El mar es espejo, es historia literaria, es herencia.
El viaje no concluye porque la escritura misma es su deriva.La voz, entonces, no se deja hundir en el silencio. En «A viva voz» se confiesa: «desemboco cada tarde abrazado a la palabra nostalgia». El poema se convierte en insistencia, en gesto que no se rinde a la erosión del tiempo. Esa nostalgia no es simple tristeza, sino una forma de mantener vivo lo que amenaza con extinguirse.
En su totalidad, el poemario no ofrece clausura ni redención definitiva. Lo que despliega es la fidelidad a un gesto: escribir contra el olvido, escribir desde la pérdida, escribir como quien levanta la cabeza bajo la lluvia. En Utopía se compara ese gesto con la espuma que se exilia del oleaje para volver a ser ola: la poesía es así, insiste en regresar, aunque se disuelva una y otra vez.
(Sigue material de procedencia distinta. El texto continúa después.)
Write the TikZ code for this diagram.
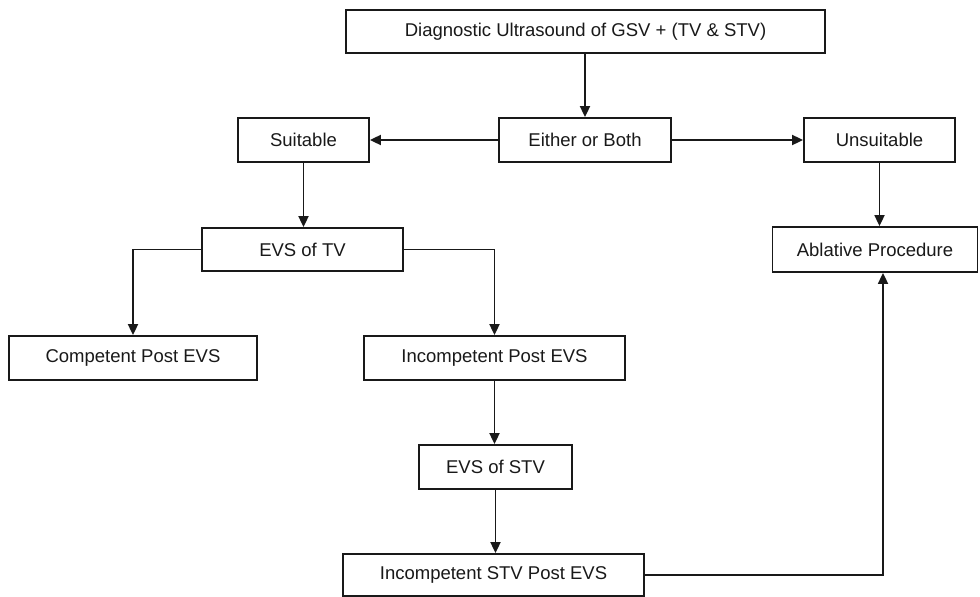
\documentclass[tikz,border=0pt]{standalone}
\usepackage{fontspec}
\setmainfont{Liberation Sans}
\usetikzlibrary{arrows.meta}
\begin{document}
\begin{tikzpicture}[x=1pt,y=-1pt,
  box/.style={draw=black!90, line width=1.8pt, fill=white, inner sep=0pt, minimum height=44pt,
    font=\fontsize{18.5pt}{22pt}\selectfont, text=black!90},
  arr/.style={draw=black!90, line width=1.8pt, -{Triangle[length=11pt,width=10pt]}},
  link/.style={draw=black!90, line width=1.8pt}]
\useasboundingbox (0,0) rectangle (980,597);
\node[box, minimum width=479pt, minimum height=43pt] (top) at (585.5,31.5) {Diagnostic Ultrasound of GSV + (TV \& STV)};
\node[box, minimum width=172pt] (either) at (585,140) {Either or Both};
\node[box, minimum width=131pt] (suitable) at (303.5,140) {Suitable};
\node[box, minimum width=151pt] (unsuitable) at (879.5,140) {Unsuitable};
\node[box, minimum width=201pt, minimum height=43pt] (evstv) at (302.5,249.5) {EVS of TV};
\node[box, minimum width=205pt, minimum height=45pt] (ablative) at (875,249.5) {Ablative Procedure};
\node[box, minimum width=248pt] (competent) at (133,358) {Competent Post EVS};
\node[box, minimum width=261pt] (incompetent) at (494.5,358) {Incompetent Post EVS};
\node[box, minimum width=153pt] (evsstv) at (495.5,467) {EVS of STV};
\node[box, minimum width=301pt, minimum height=42pt] (incstv) at (493.5,575) {Incompetent STV Post EVS};
\draw[arr] (top.south -| either.north) -- (either.north);
\draw[arr] (either.west) -- (suitable.east);
\draw[arr] (either.east) -- (unsuitable.west);
\draw[arr] (suitable.south) -- (suitable.south |- evstv.north);
\draw[arr] (unsuitable.south) -- (unsuitable.south |- ablative.north);
\draw[arr] (evstv.west) -| (competent.north);
\draw[arr] (evstv.east) -| (incompetent.north);
\draw[arr] (incompetent.south) -- (incompetent.south |- evsstv.north);
\draw[arr] (evsstv.south) -- (evsstv.south |- incstv.north);
\draw[arr] (incstv.east) -| ([xshift=8pt]ablative.south);
\end{tikzpicture}
\end{document}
El resultado es un libro en el que Narváez convierte la fragilidad en materia de resistencia.
La memoria es herida y lámpara a la vez; la voz se asume como eco, como pincelada, como reflejo. Lo que queda no es la certeza, sino la compañía: la escritura acompaña al lector en medio del aguacero, lo invita a permanecer de pie bajo la lluvia, a sostener entre las manos la infancia como brasa encendida.